Task description
Return each line of the listing below, unchanged, and omit the images.

>> Start Record extracts

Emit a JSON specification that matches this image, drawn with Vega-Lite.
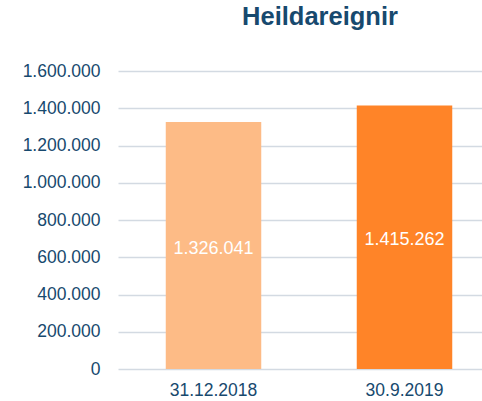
{
  "$schema": "https://vega.github.io/schema/vega-lite/v6.json",
  "autosize": "none",
  "width": 364,
  "height": 298,
  "padding": {"left": 118, "top": 71, "right": 0, "bottom": 32},
  "background": "white",
  "config": {"view": {"stroke": null}, "font": "Liberation Sans"},
  "title": {"text": "Heildareignir", "fontSize": 25.5, "fontWeight": "bold", "color": "#17496E", "font": "Liberation Sans", "anchor": "middle", "dx": 20, "offset": 32},
  "data": {"values": [
    {"date": "31.12.2018", "value": 1326041, "label": "1.326.041", "c": "a"},
    {"date": "30.9.2019", "value": 1415262, "label": "1.415.262", "c": "b"}
  ]},
  "encoding": {
    "x": {"field": "date", "type": "nominal", "sort": null,
      "scale": {"range": [0, 382], "paddingInner": 0.5, "paddingOuter": 0.25},
      "axis": {"title": null, "labelAngle": 0, "domain": false, "ticks": false, "labelFontSize": 17.5, "labelColor": "#17496E", "labelPadding": 12, "labelFont": "Liberation Sans"}}
  },
  "layer": [
    {"mark": {"type": "bar"},
     "encoding": {
       "y": {"field": "value", "type": "quantitative", "scale": {"domain": [0, 1600000]},
         "axis": {"title": null, "values": [0, 200000, 400000, 600000, 800000, 1000000, 1200000, 1400000, 1600000], "format": ",d", "labelExpr": "replace(datum.label, /,/g, '.')", "labelOverlap": false, "labelBound": false, "domain": false, "ticks": false, "labelFontSize": 17.5, "labelColor": "#17496E", "labelPadding": 18, "gridColor": "#D3DAE2", "gridWidth": 1.5, "labelFont": "Liberation Sans"}},
       "color": {"field": "c", "type": "nominal", "scale": {"domain": ["a", "b"], "range": ["#FDBB86", "#FF8428"]}, "legend": null}
     }},
    {"transform": [{"calculate": "datum.value / 2", "as": "mid"}],
     "mark": {"type": "text", "color": "white", "fontSize": 18, "font": "Liberation Sans", "baseline": "middle", "dy": 3},
     "encoding": {
       "y": {"field": "mid", "type": "quantitative", "axis": {"title": null, "values": [0, 200000, 400000, 600000, 800000, 1000000, 1200000, 1400000, 1600000], "labelOverlap": false}},
       "text": {"field": "label"}
     }}
  ]
}
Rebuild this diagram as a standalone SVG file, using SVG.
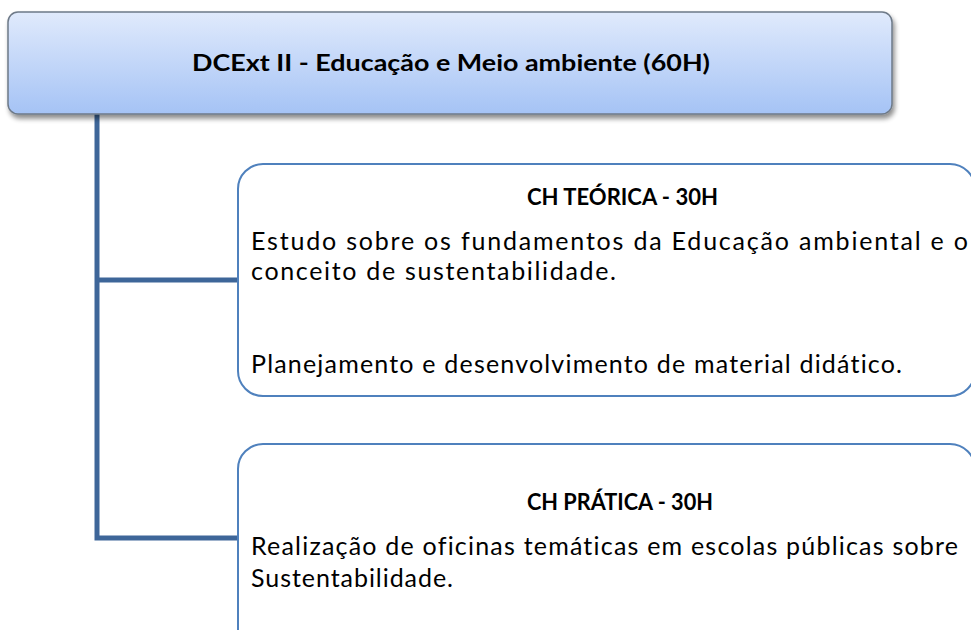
<svg xmlns="http://www.w3.org/2000/svg" width="971" height="630" viewBox="0 0 971 630">
  <defs>
    <linearGradient id="topGrad" x1="0" y1="0" x2="0" y2="1">
      <stop offset="0" stop-color="#e0eafc"/>
      <stop offset="1" stop-color="#a5c3f5"/>
    </linearGradient>
    <filter id="shadow" x="-5%" y="-20%" width="110%" height="150%">
      <feGaussianBlur in="SourceAlpha" stdDeviation="2.5"/>
      <feOffset dx="2" dy="4" result="b"/>
      <feComponentTransfer><feFuncA type="linear" slope="0.45"/></feComponentTransfer>
      <feMerge><feMergeNode/><feMergeNode in="SourceGraphic"/></feMerge>
    </filter>
  </defs>
  <style>
    .box { fill: #ffffff; stroke: #4f81bd; stroke-width: 2; }
    .conn { fill: none; stroke: #3e6699; stroke-width: 5; }
    .t { font-family: Lato, "Liberation Sans", sans-serif; font-size: 25px; fill: #000000; font-variant-ligatures: none; }
    .h { font-family: Lato, "Liberation Sans", sans-serif; font-size: 23px; font-weight: bold; fill: #000000; text-anchor: middle; font-variant-ligatures: none; }
  </style>
  <rect width="971" height="630" fill="#ffffff"/>

  <g id="connectors">
    <path class="conn" d="M97,114 V538 H240"/>
    <path class="conn" d="M97,280 H240"/>
  </g>

  <g id="node-root">
    <rect x="8" y="12" width="884" height="102" rx="10" ry="10" fill="url(#topGrad)" stroke="#6e7a88" stroke-width="1.5" filter="url(#shadow)"/>
    <text class="h" x="451" y="71" font-size="24" textLength="518" lengthAdjust="spacingAndGlyphs">DCExt II - Educação e Meio ambiente (60H)</text>
  </g>

  <g id="node-teorica">
    <rect class="box" x="238" y="164" width="737" height="232" rx="25" ry="25"/>
    <text class="h" x="622.5" y="205" textLength="191" lengthAdjust="spacingAndGlyphs">CH TEÓRICA - 30H</text>
    <text class="t" x="251" y="250" textLength="717" lengthAdjust="spacing">Estudo sobre os fundamentos da Educação ambiental e o</text>
    <text class="t" x="251" y="280" textLength="365" lengthAdjust="spacing">conceito de sustentabilidade.</text>
    <text class="t" x="251" y="373" textLength="651" lengthAdjust="spacing">Planejamento e desenvolvimento de material didático.</text>
  </g>

  <g id="node-pratica">
    <rect class="box" x="238" y="444" width="737" height="210" rx="25" ry="25"/>
    <text class="h" x="620" y="510" textLength="186" lengthAdjust="spacingAndGlyphs">CH PRÁTICA - 30H</text>
    <text class="t" x="251" y="555" textLength="707" lengthAdjust="spacing">Realização de oficinas temáticas em escolas públicas sobre</text>
    <text class="t" x="251" y="587" textLength="202" lengthAdjust="spacing">Sustentabilidade.</text>
  </g>
</svg>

>> End Record extracts

Answer to this task
Emit a JSON specification that matches this image, drawn with Vega-Lite.
{
  "$schema": "https://vega.github.io/schema/vega-lite/v6.json",
  "autosize": "none",
  "width": 364,
  "height": 298,
  "padding": {"left": 118, "top": 71, "right": 0, "bottom": 32},
  "background": "white",
  "config": {"view": {"stroke": null}, "font": "Liberation Sans"},
  "title": {"text": "Heildareignir", "fontSize": 25.5, "fontWeight": "bold", "color": "#17496E", "font": "Liberation Sans", "anchor": "middle", "dx": 20, "offset": 32},
  "data": {"values": [
    {"date": "31.12.2018", "value": 1326041, "label": "1.326.041", "c": "a"},
    {"date": "30.9.2019", "value": 1415262, "label": "1.415.262", "c": "b"}
  ]},
  "encoding": {
    "x": {"field": "date", "type": "nominal", "sort": null,
      "scale": {"range": [0, 382], "paddingInner": 0.5, "paddingOuter": 0.25},
      "axis": {"title": null, "labelAngle": 0, "domain": false, "ticks": false, "labelFontSize": 17.5, "labelColor": "#17496E", "labelPadding": 12, "labelFont": "Liberation Sans"}}
  },
  "layer": [
    {"mark": {"type": "bar"},
     "encoding": {
       "y": {"field": "value", "type": "quantitative", "scale": {"domain": [0, 1600000]},
         "axis": {"title": null, "values": [0, 200000, 400000, 600000, 800000, 1000000, 1200000, 1400000, 1600000], "format": ",d", "labelExpr": "replace(datum.label, /,/g, '.')", "labelOverlap": false, "labelBound": false, "domain": false, "ticks": false, "labelFontSize": 17.5, "labelColor": "#17496E", "labelPadding": 18, "gridColor": "#D3DAE2", "gridWidth": 1.5, "labelFont": "Liberation Sans"}},
       "color": {"field": "c", "type": "nominal", "scale": {"domain": ["a", "b"], "range": ["#FDBB86", "#FF8428"]}, "legend": null}
     }},
    {"transform": [{"calculate": "datum.value / 2", "as": "mid"}],
     "mark": {"type": "text", "color": "white", "fontSize": 18, "font": "Liberation Sans", "baseline": "middle", "dy": 3},
     "encoding": {
       "y": {"field": "mid", "type": "quantitative", "axis": {"title": null, "values": [0, 200000, 400000, 600000, 800000, 1000000, 1200000, 1400000, 1600000], "labelOverlap": false}},
       "text": {"field": "label"}
     }}
  ]
}
Rebuild this diagram as a standalone SVG file, using SVG.
<svg xmlns="http://www.w3.org/2000/svg" width="971" height="630" viewBox="0 0 971 630">
  <defs>
    <linearGradient id="topGrad" x1="0" y1="0" x2="0" y2="1">
      <stop offset="0" stop-color="#e0eafc"/>
      <stop offset="1" stop-color="#a5c3f5"/>
    </linearGradient>
    <filter id="shadow" x="-5%" y="-20%" width="110%" height="150%">
      <feGaussianBlur in="SourceAlpha" stdDeviation="2.5"/>
      <feOffset dx="2" dy="4" result="b"/>
      <feComponentTransfer><feFuncA type="linear" slope="0.45"/></feComponentTransfer>
      <feMerge><feMergeNode/><feMergeNode in="SourceGraphic"/></feMerge>
    </filter>
  </defs>
  <style>
    .box { fill: #ffffff; stroke: #4f81bd; stroke-width: 2; }
    .conn { fill: none; stroke: #3e6699; stroke-width: 5; }
    .t { font-family: Lato, "Liberation Sans", sans-serif; font-size: 25px; fill: #000000; font-variant-ligatures: none; }
    .h { font-family: Lato, "Liberation Sans", sans-serif; font-size: 23px; font-weight: bold; fill: #000000; text-anchor: middle; font-variant-ligatures: none; }
  </style>
  <rect width="971" height="630" fill="#ffffff"/>

  <g id="connectors">
    <path class="conn" d="M97,114 V538 H240"/>
    <path class="conn" d="M97,280 H240"/>
  </g>

  <g id="node-root">
    <rect x="8" y="12" width="884" height="102" rx="10" ry="10" fill="url(#topGrad)" stroke="#6e7a88" stroke-width="1.5" filter="url(#shadow)"/>
    <text class="h" x="451" y="71" font-size="24" textLength="518" lengthAdjust="spacingAndGlyphs">DCExt II - Educação e Meio ambiente (60H)</text>
  </g>

  <g id="node-teorica">
    <rect class="box" x="238" y="164" width="737" height="232" rx="25" ry="25"/>
    <text class="h" x="622.5" y="205" textLength="191" lengthAdjust="spacingAndGlyphs">CH TEÓRICA - 30H</text>
    <text class="t" x="251" y="250" textLength="717" lengthAdjust="spacing">Estudo sobre os fundamentos da Educação ambiental e o</text>
    <text class="t" x="251" y="280" textLength="365" lengthAdjust="spacing">conceito de sustentabilidade.</text>
    <text class="t" x="251" y="373" textLength="651" lengthAdjust="spacing">Planejamento e desenvolvimento de material didático.</text>
  </g>

  <g id="node-pratica">
    <rect class="box" x="238" y="444" width="737" height="210" rx="25" ry="25"/>
    <text class="h" x="620" y="510" textLength="186" lengthAdjust="spacingAndGlyphs">CH PRÁTICA - 30H</text>
    <text class="t" x="251" y="555" textLength="707" lengthAdjust="spacing">Realização de oficinas temáticas em escolas públicas sobre</text>
    <text class="t" x="251" y="587" textLength="202" lengthAdjust="spacing">Sustentabilidade.</text>
  </g>
</svg>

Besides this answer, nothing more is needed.